Resuscitating dataHaskell

Statistician here. Wrote and maintained some of the original AB testing code at Facebook c. 2013-2014. They wanted to launch some SQL-like DSL that allowed you to generate metrics on the fly to compare across A-B groups, but they used an Antlr frontend that was nightmarish to install, write and maintain. Here are some of my thoughts.

  1. DSLs. Haskell is so expressive and there are so many cute ways to parse, program and metaprogram. Just having a saner frontend that looks a little more declarative than imperative would be nice*.
  2. Exploiting the monoid-like nature of many computations. For example sampling is monoidal, AB tests are monoidal because of the independence assumption. So monte carlo and other independent sampling, meta analysis are all monoidal.
  3. Monadic computations that are random but look pure. I think Haskell would be the perfect language to replace something inscrutable like PyMC3, which last I checked was not pleasurable to write**.
-- * imagine code that looks something closer to tidyr than pandas using (>>>)

dataFrame 
  >>> selectCols  ['a','b'] 
  >>> filter      [('a'), (>=5)]
  >>> computeMean 

-- ** something nicer than PyMC3 would be

someDist :: Distribution Float
   x <- normalDistribution (0, 500)
   return x

anotherDist :: Distribution Float
   x <- someDist
   if   x >= 5
   then return x
   else anotherDist

But in general whatever we build we’ve got to (a) make sure it solves a problem that people need solved and (b) aggressively court those people. Haskell is far closer to R than it is to Python in terms of userbase and adoption, in the sense that both Haskell and R users are long-tail. You’ve got your rabid core developer base, and then everyone else is a casual user that drops in from time to time. The only difference is that R’s casual users are essentially a captive audience, since most of them are statisticians who don’t know how to code. But even if you use Haskell casually, then you must already be somewhat competent at programming, otherwise GHC just screams nonsense at you that you don’t understand.

So the competition is tough, I would say, and from my limited understanding most projects in Haskell die early :frowning: and like, data scientists are mostly interesting in things like drawing graphs, querying databases, computing statistics, running inferences, not with becoming compiler geniuses.

For the examples you give some of the APIs already look like that.

-- using dataframe
a = F.col @Int "a" -- can be generated with template Haskell

dataFrame
  |> select      ["a","b"] 
  |> filterWhere (a F.>= F.lit 5)
  |> mean "a" 

-- using monad bayes

dist :: Distribution Double
dist = normal 0 500

I think things are starting to look ergonomic but there’s still a lot of work to be done. There are a lot of areas in my areas of concern where a well design Haskell solution wouof stand out:

  • Reactive Dataframes (similar to marimo or Pluto.jl)
  • Type guided program synthesis for interpretable ML/ML for science
  • Reproducable pipelines (general data provenance??)

I genuinely think it’s a matter of putting in concerted, consistent effort.

I just saw — hadn’t kept up with the developments until I saw your post. I like what you’ve done with dataframe, it really looks like Tidy but for Haskell.
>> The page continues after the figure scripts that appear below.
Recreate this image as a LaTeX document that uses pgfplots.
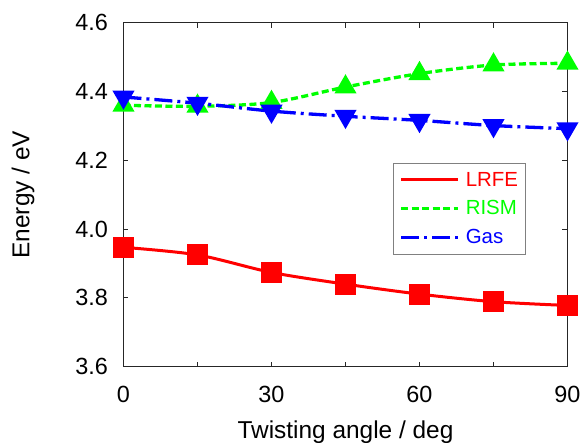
\documentclass[border=0pt]{standalone}
\usepackage{pgfplots}
\pgfplotsset{compat=1.18}
\usepackage{fontspec}
\setmainfont{Liberation Sans}
\definecolor{lgreen}{RGB}{0,255,0}
\definecolor{lblue}{RGB}{0,0,255}
\definecolor{lred}{RGB}{255,0,0}
\begin{document}
\begin{tikzpicture}
\begin{axis}[
  at={(0,0)}, anchor=south west,
  scale only axis, width=444bp, height=344bp,
  xmin=0, xmax=90, ymin=3.6, ymax=4.6,
  xtick={0,30,60,90}, minor xtick={15,45,75},
  ytick={3.6,3.8,4.0,4.2,4.4,4.6},
  yticklabel style={/pgf/number format/fixed, /pgf/number format/fixed zerofill, /pgf/number format/precision=1},
  /pgf/number format/assume math mode=true,
  tick align=inside, major tick length=5bp, minor tick length=5bp,
  axis line style={black!85, line width=1bp},
  every tick/.style={black!85, line width=0.9bp},
  ticklabel style={font=\fontsize{23.5}{27}\selectfont, inner sep=0pt},
  xticklabel style={anchor=north, yshift=-19.3bp},
  yticklabel style={anchor=east, xshift=-15.5bp},
  xlabel={Twisting angle / deg}, ylabel={Energy / eV},
  label style={font=\fontsize{24.5}{28}\selectfont, inner sep=0pt},
  xlabel style={at={(axis description cs:0.5,0)}, anchor=base, yshift=-71.3bp},
  ylabel style={at={(axis description cs:-0.2264,0.5)}, anchor=center},
  clip=false,
  legend cell align=left,
  legend style={at={(rel axis cs:0.607,0.593)}, anchor=north west,
    draw=gray, line width=1bp, font=\fontsize{20.5}{24}\selectfont,
    inner xsep=6bp, inner ysep=7bp, row sep=9bp,
    /tikz/every odd column/.append style={column sep=4bp}},
  legend image code/.code={\draw[#1] (0bp,0bp) -- (57bp,0bp);},
]
\addplot[lred, line width=3bp, smooth, mark=square*, mark size=9bp, mark options={solid}]
  coordinates {(0,3.947)(15,3.925)(30,3.874)(45,3.840)(60,3.811)(75,3.789)(90,3.778)};
\addlegendentry{\textcolor{lred}{LRFE}}
\addplot[lgreen, line width=3.3bp, smooth, dash pattern=on 7bp off 3.5bp, mark=triangle*, mark size=9.5bp, mark options={solid}]
  coordinates {(0,4.360)(15,4.357)(30,4.368)(45,4.413)(60,4.452)(75,4.477)(90,4.482)};
\addlegendentry{\textcolor{lgreen}{RISM}}
\addplot[lblue, line width=3.3bp, smooth, dash pattern=on 18bp off 5bp on 3bp off 5bp, mark=triangle*, mark size=9.5bp, mark options={solid, rotate=180}]
  coordinates {(0,4.384)(15,4.366)(30,4.343)(45,4.328)(60,4.316)(75,4.301)(90,4.292)};
\addlegendentry{\textcolor{lblue}{Gas}}
\end{axis}
\pgfresetboundingbox
\useasboundingbox (-123.5bp,-76.3bp) rectangle (461.5bp,366.7bp);
\end{tikzpicture}
\end{document}
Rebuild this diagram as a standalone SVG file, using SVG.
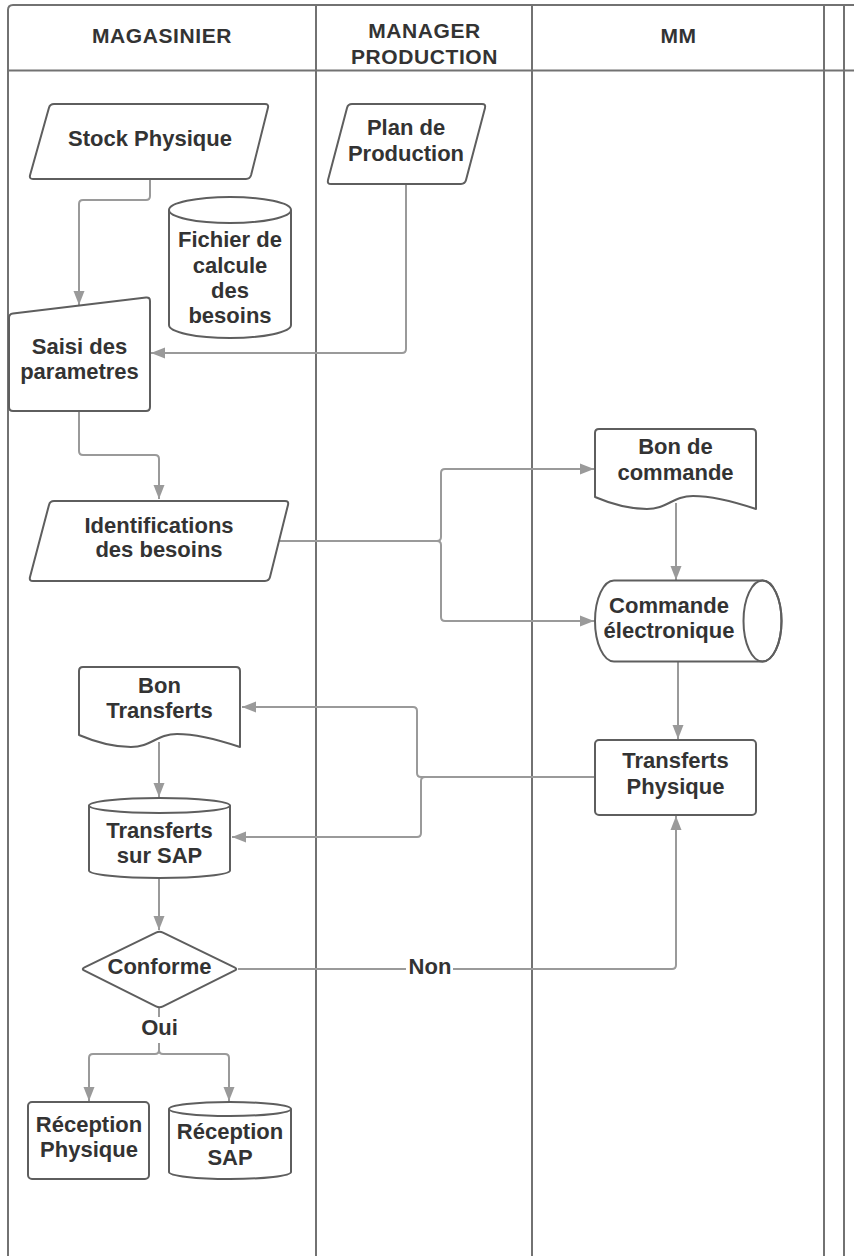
<svg xmlns="http://www.w3.org/2000/svg" width="854" height="1256" viewBox="0 0 854 1256">
<style>
.lane{fill:none;stroke:#727272;stroke-width:2}
.hd{font-family:"Liberation Sans",Arial,sans-serif;font-size:21px;font-weight:bold;fill:#333;text-anchor:middle;letter-spacing:0.6px}
.node{fill:#fff;stroke:#5e5e5e;stroke-width:2;stroke-linejoin:round}
.inner{fill:none;stroke:#5e5e5e;stroke-width:2}
.t{font-family:"Liberation Sans",Arial,sans-serif;font-size:22px;font-weight:bold;fill:#333;text-anchor:middle}
.c{fill:none;stroke:#9a9a9a;stroke-width:2}
.ca{fill:none;stroke:#9a9a9a;stroke-width:2;marker-end:url(#arr)}
.lb{fill:#fff}
</style>
<defs>
<marker id="arr" markerUnits="userSpaceOnUse" viewBox="0 0 15 12" markerWidth="15" markerHeight="12" refX="14" refY="6" orient="auto">
<path d="M0,0.5 L14,6 L0,11.5 Z" fill="#9a9a9a"/>
</marker>
<path id="doc" d="M0,4 Q0,0 4,0 H157 Q161,0 161,4 V80 C140,73 118,67 98,67 C78,67 72,80 52,80 C32,80 14,74 0,68 Z"/>
</defs>
<rect width="854" height="1256" fill="#fff"/>
<g id="lanes">
<path class="lane" d="M8,1256 V10 Q8,5 13,5 H854"/>
<line class="lane" x1="8" y1="70.5" x2="854" y2="70.5"/>
<line class="lane" x1="316" y1="5" x2="316" y2="1256"/>
<line class="lane" x1="532" y1="5" x2="532" y2="1256"/>
<line class="lane" x1="824" y1="5" x2="824" y2="1256"/>
<line class="lane" x1="844" y1="5" x2="844" y2="1256"/>
<text class="hd" x="162" y="43">MAGASINIER</text>
<text class="hd" x="424.5" y="38">MANAGER</text>
<text class="hd" x="424.5" y="64">PRODUCTION</text>
<text class="hd" x="678.5" y="43">MM</text>
</g>
<g id="connectors">
<path class="ca" d="M150,179 V196 Q150,200 146,200 H83 Q79,200 79,204 V305"/>
<path class="ca" d="M406,184 V349 Q406,353 402,353 H151"/>
<path class="ca" d="M79,411 V451 Q79,455 83,455 H155 Q159,455 159,459 V499"/>
<path class="ca" d="M280,541 H437 Q441,541 441,537 V473 Q441,469 445,469 H594"/>
<path class="ca" d="M280,541 H437 Q441,541 441,545 V617 Q441,621 445,621 H594"/>
<path class="ca" d="M676,503 V580"/>
<path class="ca" d="M678,662 V739"/>
<path class="ca" d="M595,777 H421 Q417,777 417,773 V711 Q417,707 413,707 H242"/>
<path class="ca" d="M595,777 H425 Q421,777 421,781 V833 Q421,837 417,837 H232"/>
<path class="ca" d="M159,742 V797"/>
<path class="ca" d="M159,878 V930"/>
<path class="ca" d="M238,969 H672 Q676,969 676,965 V816"/>
<path class="c" d="M159,1008 V1050"/>
<path class="ca" d="M159,1050 Q159,1054 155,1054 H93 Q89,1054 89,1058 V1101"/>
<path class="ca" d="M159,1050 Q159,1054 163,1054 H225 Q229,1054 229,1058 V1101"/>
<rect class="lb" x="406" y="956" width="47" height="26"/>
<text class="t" x="430" y="973.5">Non</text>
<rect class="lb" x="140" y="1017" width="39" height="26"/>
<text class="t" x="159.5" y="1035">Oui</text>
</g>
<g id="stock-physique">
<path class="node" d="M54,104 H265 Q269,104 267.9,107.9 L251.1,175.1 Q250,179 246,179 H33 Q29,179 30.1,175.1 L48.9,107.9 Q50,104 54,104 Z"/>
<text class="t" x="150" y="146">Stock Physique</text>
</g>
<g id="plan-production">
<path class="node" d="M352,104 H482 Q486,104 485,107.9 L466,180.1 Q465,184 461,184 H331 Q327,184 328,180.1 L347,107.9 Q348,104 352,104 Z"/>
<text class="t" x="406" y="135">Plan de</text>
<text class="t" x="406" y="161">Production</text>
</g>
<g id="fichier-calcule">
<path class="node" d="M169,210 A61,13 0 0 1 291,210 V325 A61,13 0 0 1 169,325 Z"/>
<path class="inner" d="M169,210 A61,13 0 0 0 291,210"/>
<text class="t" x="230" y="247">Fichier de</text>
<text class="t" x="230" y="273">calcule</text>
<text class="t" x="230" y="298">des</text>
<text class="t" x="230" y="323">besoins</text>
</g>
<g id="saisi-parametres">
<path class="node" d="M9,318 Q9,314 13,313.5 L146,297.5 Q150,297 150,301 V407 Q150,411 146,411 H13 Q9,411 9,407 Z"/>
<text class="t" x="79.5" y="354">Saisi des</text>
<text class="t" x="79.5" y="379">parametres</text>
</g>
<g id="identifications">
<path class="node" d="M54,501 H285 Q289,501 288,504.9 L270,577.1 Q269,581 265,581 H33 Q29,581 30,577.1 L49,504.9 Q50,501 54,501 Z"/>
<text class="t" x="159" y="532.5">Identifications</text>
<text class="t" x="159" y="557">des besoins</text>
</g>
<g id="bon-commande">
<use href="#doc" class="node" x="595" y="429"/>
<text class="t" x="675.5" y="454">Bon de</text>
<text class="t" x="675.5" y="480">commande</text>
</g>
<g id="commande-electronique">
<path class="node" d="M614,580.5 H762.5 A19,40.5 0 0 1 762.5,661.5 H614 A19,40.5 0 0 1 614,580.5 Z"/>
<ellipse class="inner" cx="762.5" cy="621" rx="19" ry="40.5"/>
<text class="t" x="669" y="613">Commande</text>
<text class="t" x="669" y="638">électronique</text>
</g>
<g id="transferts-physique">
<rect class="node" x="595" y="740" width="161" height="75" rx="4"/>
<text class="t" x="675.5" y="768">Transferts</text>
<text class="t" x="675.5" y="794">Physique</text>
</g>
<g id="bon-transferts">
<use href="#doc" class="node" x="79" y="667"/>
<text class="t" x="159.5" y="693">Bon</text>
<text class="t" x="159.5" y="718">Transferts</text>
</g>
<g id="transferts-sap">
<path class="node" d="M89,805.5 A70.5,7.5 0 0 1 230,805.5 V870.5 A70.5,7.5 0 0 1 89,870.5 Z"/>
<path class="inner" d="M89,805.5 A70.5,7.5 0 0 0 230,805.5"/>
<text class="t" x="159.5" y="838">Transferts</text>
<text class="t" x="159.5" y="863">sur SAP</text>
</g>
<g id="conforme">
<path class="node" d="M156,932.7 Q159.5,931 163,932.7 L234.5,967.3 Q238,969 234.5,970.7 L163,1006.3 Q159.5,1008 156,1006.3 L84.5,970.7 Q81,969 84.5,967.3 Z"/>
<text class="t" x="159.5" y="973.5">Conforme</text>
</g>
<g id="reception-physique">
<rect class="node" x="28" y="1102" width="121" height="77" rx="4"/>
<text class="t" x="89" y="1131.5">Réception</text>
<text class="t" x="89" y="1156.5">Physique</text>
</g>
<g id="reception-sap">
<path class="node" d="M169,1109 A61,7 0 0 1 291,1109 V1172 A61,7 0 0 1 169,1172 Z"/>
<path class="inner" d="M169,1109 A61,7 0 0 0 291,1109"/>
<text class="t" x="230" y="1139">Réception</text>
<text class="t" x="230" y="1165">SAP</text>
</g>
</svg>
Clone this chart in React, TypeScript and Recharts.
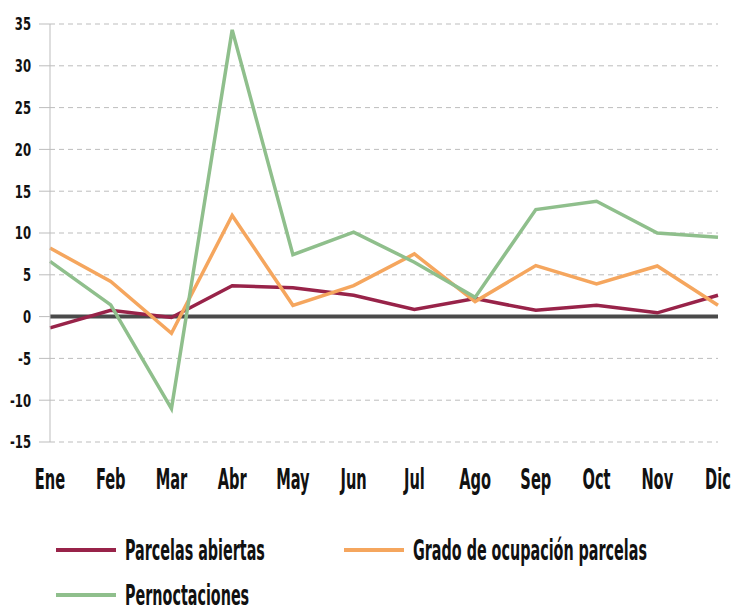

I signed up to do Iris in your document and I can look at a couple of issues in dataframe later, like cleaning up joins.

What exactly do you mean by reproducable and data provenance? In my head, pipeline is synonymous with function (composed of functions) which thanks to referential transparency is as reproducable as you could wish. So what in your pipelines is not reproducable?

This might just be bad coding in the part of my team but it’s a mixture of:

  • most work is done in notebooks and execution order isn’t always clear
  • State is mutable which exacerbates the previous problem
  • Randomness isn’t always explicit which makes reproducibility harder

Oh wow, I feel honored that one of my blog posts inspired you to work on DataFrame and to revive the dataHaskell website.

Note to myself: Write more blog posts – you never know what they might set in motion! :face_with_tongue:

Thanks for you efforts and keep up the great work!

I’d also love to see dataHaskell become more of a thing, I was excited for the idea the first time and again with the revival.

That said, my contributions which improved the flexibility of computing statistics from the statistics package were rejected for not great reasons. Currently the statistics package requires data be in an unboxed Vector Double - this change makes the same algorithms work for any traversable of Double (and indeed any traversable you can project a Double out of - such as a data frame column), and has no impact on performance.

Having low level primitives which can be efficiently applied to contiguous values in memory, and then combined monoidally are pretty important building blocks for high performance statistics applications. So I’d love to see that work merged to make building on top without having to jump through the hoops of producing vectors (which was fine when statistics basically existed for criterion).

Sounds like there just had to be more whiteboarding. Let’s see if we can have a small focus group that addresses this and pushes the PR through.

I’ll see if I can clean up the PR and add a few more folds which return Mondial results.